Since US President Donald Trump came to the White House in 2017, efforts to track Hezbollah’s activities in Latin America have escalated, and those efforts reached their climax after the killing of Soleimani, as leaders in Tehran threatened to target Washington from unexpected destinations. The response to Soleimani’s death could come from distant places around the world, and questions have been raised about the possibility of attacks from Venezuela due to its proximity to the southern United States and Iran’s increased activity there.
Bogota addressed Iranian activities in northern South America due to the damage incurred from these activities. Colombian President Ivan Duque announced that Hezbollah will be included in the country’s list of terrorist organizations after having held discussions with National Security Adviser Rafael Guarin, according to the local newspaper El Colombiano.

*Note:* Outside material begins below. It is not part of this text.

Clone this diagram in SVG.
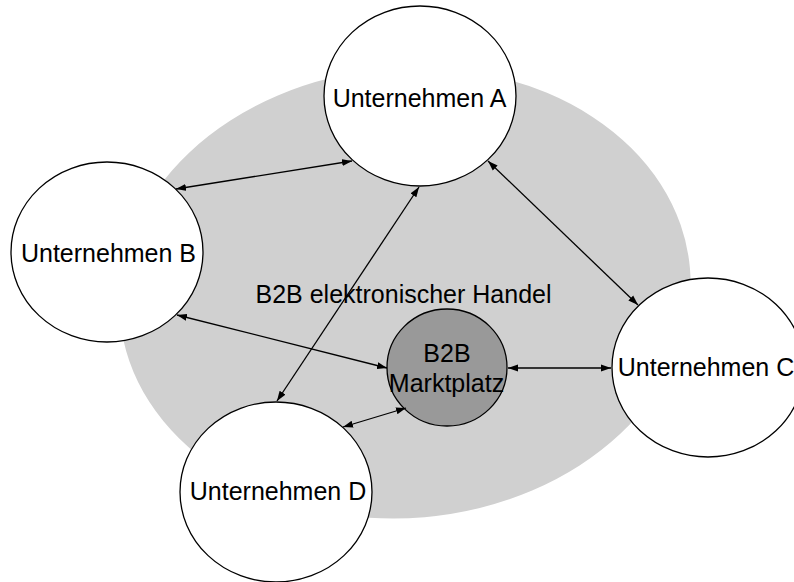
<svg xmlns="http://www.w3.org/2000/svg" width="794" height="582" viewBox="0 0 794 582">
<style>
.node{fill:#ffffff;stroke:#000;stroke-width:1.3}
.hub{fill:#999999;stroke:#000;stroke-width:1.3}
.t{font-family:"Liberation Sans",Arial,sans-serif;font-size:25px;fill:#000;text-anchor:middle}
.c{stroke:#000;stroke-width:1.3;fill:none;marker-start:url(#ah);marker-end:url(#ah)}
</style>
<defs>
<marker id="ah" markerUnits="userSpaceOnUse" markerWidth="11" markerHeight="8" refX="10" refY="3.5" orient="auto-start-reverse" viewBox="0 0 11 7">
<path d="M0,0 L10,3.5 L0,7 z" fill="#000"/>
</marker>
</defs>
<rect width="794" height="582" fill="#ffffff"/>
<g id="bereich">
<ellipse cx="405" cy="293" rx="286" ry="225" transform="rotate(-5 405 293)" fill="#d0d0d0"/>
<text class="t" x="403.5" y="303">B2B elektronischer Handel</text>
</g>
<g id="nodeA"><ellipse class="node" cx="420" cy="96" rx="96" ry="90"/><text class="t" x="419.5" y="107">Unternehmen A</text></g>
<g id="nodeB"><ellipse class="node" cx="107" cy="252" rx="96" ry="90"/><text class="t" x="108.5" y="262">Unternehmen B</text></g>
<g id="nodeC"><ellipse class="node" cx="708" cy="367.5" rx="96" ry="89.5"/><text class="t" x="706" y="376">Unternehmen C</text></g>
<g id="nodeD"><ellipse class="node" cx="276" cy="492" rx="96" ry="90"/><text class="t" x="278" y="500">Unternehmen D</text></g>
<g id="marktplatz"><ellipse class="hub" cx="447" cy="367.5" rx="60" ry="58.5"/><text class="t" x="447" y="362">B2B</text><text class="t" x="446.5" y="392">Marktplatz</text></g>
<g id="connectors">
<line class="c" x1="176" y1="189" x2="352" y2="161"/>
<line class="c" x1="419" y1="187" x2="277" y2="401"/>
<line class="c" x1="488" y1="161" x2="638" y2="305"/>
<line class="c" x1="177" y1="315" x2="387" y2="368"/>
<line class="c" x1="508" y1="368" x2="611" y2="368"/>
<line class="c" x1="343" y1="427" x2="406" y2="408"/>
</g>
</svg>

Guarin confirmed that he could not provide evidence surrounding the condemnation of Hezbollah as terrorist, citing “intelligence information,” but he indicated that members of the organization are present across the continent with the aim of collecting and updating intelligence information about potential targets in North America, as well as economic targets. He also revealed that Hezbollah’s presence in the Latin American region is the largest in the world after the Middle East due to the presence of three characteristics: chaos on the borders, widespread corruption, and the possibility of impunity.

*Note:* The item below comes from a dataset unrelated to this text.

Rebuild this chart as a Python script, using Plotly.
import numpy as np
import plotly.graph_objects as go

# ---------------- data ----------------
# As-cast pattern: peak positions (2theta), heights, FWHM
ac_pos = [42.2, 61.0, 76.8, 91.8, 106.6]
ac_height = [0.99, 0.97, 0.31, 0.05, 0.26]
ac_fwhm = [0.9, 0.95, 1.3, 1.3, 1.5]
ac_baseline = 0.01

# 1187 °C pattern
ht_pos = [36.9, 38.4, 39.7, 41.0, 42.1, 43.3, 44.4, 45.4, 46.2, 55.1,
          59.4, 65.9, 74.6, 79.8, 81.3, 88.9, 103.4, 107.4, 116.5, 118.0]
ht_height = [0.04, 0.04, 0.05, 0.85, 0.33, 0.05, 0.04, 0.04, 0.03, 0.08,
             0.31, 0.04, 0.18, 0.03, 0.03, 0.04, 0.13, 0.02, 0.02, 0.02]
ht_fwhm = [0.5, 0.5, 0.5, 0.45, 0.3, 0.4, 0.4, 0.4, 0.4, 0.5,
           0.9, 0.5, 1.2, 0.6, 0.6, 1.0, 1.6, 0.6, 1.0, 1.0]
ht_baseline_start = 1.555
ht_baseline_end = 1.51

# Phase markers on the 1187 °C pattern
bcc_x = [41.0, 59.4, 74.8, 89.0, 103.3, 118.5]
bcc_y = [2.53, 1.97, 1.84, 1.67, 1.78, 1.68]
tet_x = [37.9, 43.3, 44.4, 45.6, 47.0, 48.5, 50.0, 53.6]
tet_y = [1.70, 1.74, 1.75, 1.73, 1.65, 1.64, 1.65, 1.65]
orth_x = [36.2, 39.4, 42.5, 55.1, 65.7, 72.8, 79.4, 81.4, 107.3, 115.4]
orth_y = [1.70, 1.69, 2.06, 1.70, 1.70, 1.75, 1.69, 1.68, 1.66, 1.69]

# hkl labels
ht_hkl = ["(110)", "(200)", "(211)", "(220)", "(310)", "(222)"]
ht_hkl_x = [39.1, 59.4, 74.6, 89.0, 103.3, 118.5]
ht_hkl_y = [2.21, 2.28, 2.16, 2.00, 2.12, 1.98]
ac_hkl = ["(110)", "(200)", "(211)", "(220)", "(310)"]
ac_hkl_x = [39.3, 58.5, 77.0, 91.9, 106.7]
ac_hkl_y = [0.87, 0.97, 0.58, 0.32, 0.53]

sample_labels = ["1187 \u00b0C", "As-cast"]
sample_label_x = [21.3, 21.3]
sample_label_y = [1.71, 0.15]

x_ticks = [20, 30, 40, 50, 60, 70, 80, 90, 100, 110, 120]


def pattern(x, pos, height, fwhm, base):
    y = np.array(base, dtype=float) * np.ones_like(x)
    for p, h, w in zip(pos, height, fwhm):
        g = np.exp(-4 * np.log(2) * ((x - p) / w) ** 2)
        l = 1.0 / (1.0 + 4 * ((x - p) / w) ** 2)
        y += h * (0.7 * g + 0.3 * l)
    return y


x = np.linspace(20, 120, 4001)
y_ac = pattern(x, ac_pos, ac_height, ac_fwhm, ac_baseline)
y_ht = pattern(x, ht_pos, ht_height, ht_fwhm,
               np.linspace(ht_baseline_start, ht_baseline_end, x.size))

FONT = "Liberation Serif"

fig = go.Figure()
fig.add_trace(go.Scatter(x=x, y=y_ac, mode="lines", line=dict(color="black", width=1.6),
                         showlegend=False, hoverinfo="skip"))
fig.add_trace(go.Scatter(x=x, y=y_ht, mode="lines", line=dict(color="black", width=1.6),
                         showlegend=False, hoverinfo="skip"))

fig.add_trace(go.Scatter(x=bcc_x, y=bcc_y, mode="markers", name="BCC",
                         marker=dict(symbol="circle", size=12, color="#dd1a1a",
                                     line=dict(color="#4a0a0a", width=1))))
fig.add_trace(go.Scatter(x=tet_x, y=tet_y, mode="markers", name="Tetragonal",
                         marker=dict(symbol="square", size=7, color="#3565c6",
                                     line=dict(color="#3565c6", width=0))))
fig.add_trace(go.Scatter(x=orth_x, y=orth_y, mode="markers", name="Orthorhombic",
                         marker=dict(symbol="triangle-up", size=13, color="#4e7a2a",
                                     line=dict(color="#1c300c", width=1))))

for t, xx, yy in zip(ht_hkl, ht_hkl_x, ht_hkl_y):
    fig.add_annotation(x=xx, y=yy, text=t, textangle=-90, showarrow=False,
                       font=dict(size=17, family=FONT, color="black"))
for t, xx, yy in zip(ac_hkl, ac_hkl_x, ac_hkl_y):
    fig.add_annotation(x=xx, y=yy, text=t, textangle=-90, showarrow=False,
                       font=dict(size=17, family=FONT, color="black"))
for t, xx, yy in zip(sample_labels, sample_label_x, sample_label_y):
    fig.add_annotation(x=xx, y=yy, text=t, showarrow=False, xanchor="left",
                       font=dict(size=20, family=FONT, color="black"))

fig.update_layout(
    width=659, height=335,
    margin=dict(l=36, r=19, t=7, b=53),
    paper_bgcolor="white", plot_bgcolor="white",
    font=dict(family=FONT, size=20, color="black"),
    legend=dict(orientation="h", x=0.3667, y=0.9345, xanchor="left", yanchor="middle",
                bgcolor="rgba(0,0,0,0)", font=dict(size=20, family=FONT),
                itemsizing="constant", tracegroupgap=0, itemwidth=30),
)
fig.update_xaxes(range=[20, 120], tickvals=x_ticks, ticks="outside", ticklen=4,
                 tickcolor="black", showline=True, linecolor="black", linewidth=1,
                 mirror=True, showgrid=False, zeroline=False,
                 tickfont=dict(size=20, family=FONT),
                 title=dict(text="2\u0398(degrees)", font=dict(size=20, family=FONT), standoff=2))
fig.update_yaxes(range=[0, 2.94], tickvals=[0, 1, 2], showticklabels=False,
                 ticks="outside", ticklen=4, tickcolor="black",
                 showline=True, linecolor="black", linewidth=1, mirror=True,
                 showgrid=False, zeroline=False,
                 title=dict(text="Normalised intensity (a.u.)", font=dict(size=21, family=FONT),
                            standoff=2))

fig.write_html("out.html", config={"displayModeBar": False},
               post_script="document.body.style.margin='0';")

Security expert Colonel John Marulanda spent several years of his life monitoring and studying Hezbollah’s activities in Latin America to produce in his book “Terror in Latin America”, in which he published testimonies of members of the Lebanese group in Ecuador, Argentina, Chile, Brazil, Guyana, Mexico, Panama, Colombia and the Caribbean.
The past few days have witnessed intense US diplomatic activity that resulted in a number of South American countries classifying the Lebanese Hezbollah as a terrorist organization.
US Secretary of State Mike Pompeo praised the announcement of Colombia, Honduras and Guatemala to classify Hezbollah as a terrorist organization, after Argentina and Paraguay already took this step recently.
Pompeo accused Hezbollah and other transnational terrorist groups of still being active in the region, pledging “to continue to mobilize international support to confront them.”
The United States provided important intelligence information to Argentina, Colombia, Brazil, Uruguay and Peru about “Hezbollah support networks” within the framework of restricting the group’s activity in Latin America as part of the US campaign of maximum pressure on Iran and its arms.
Asharq Al-Awsat quoted a diplomatic source in Washington as saying that the FBI arrested a number of Hezbollah agents in those countries after receiving information about their intention to expand their activities within the United States.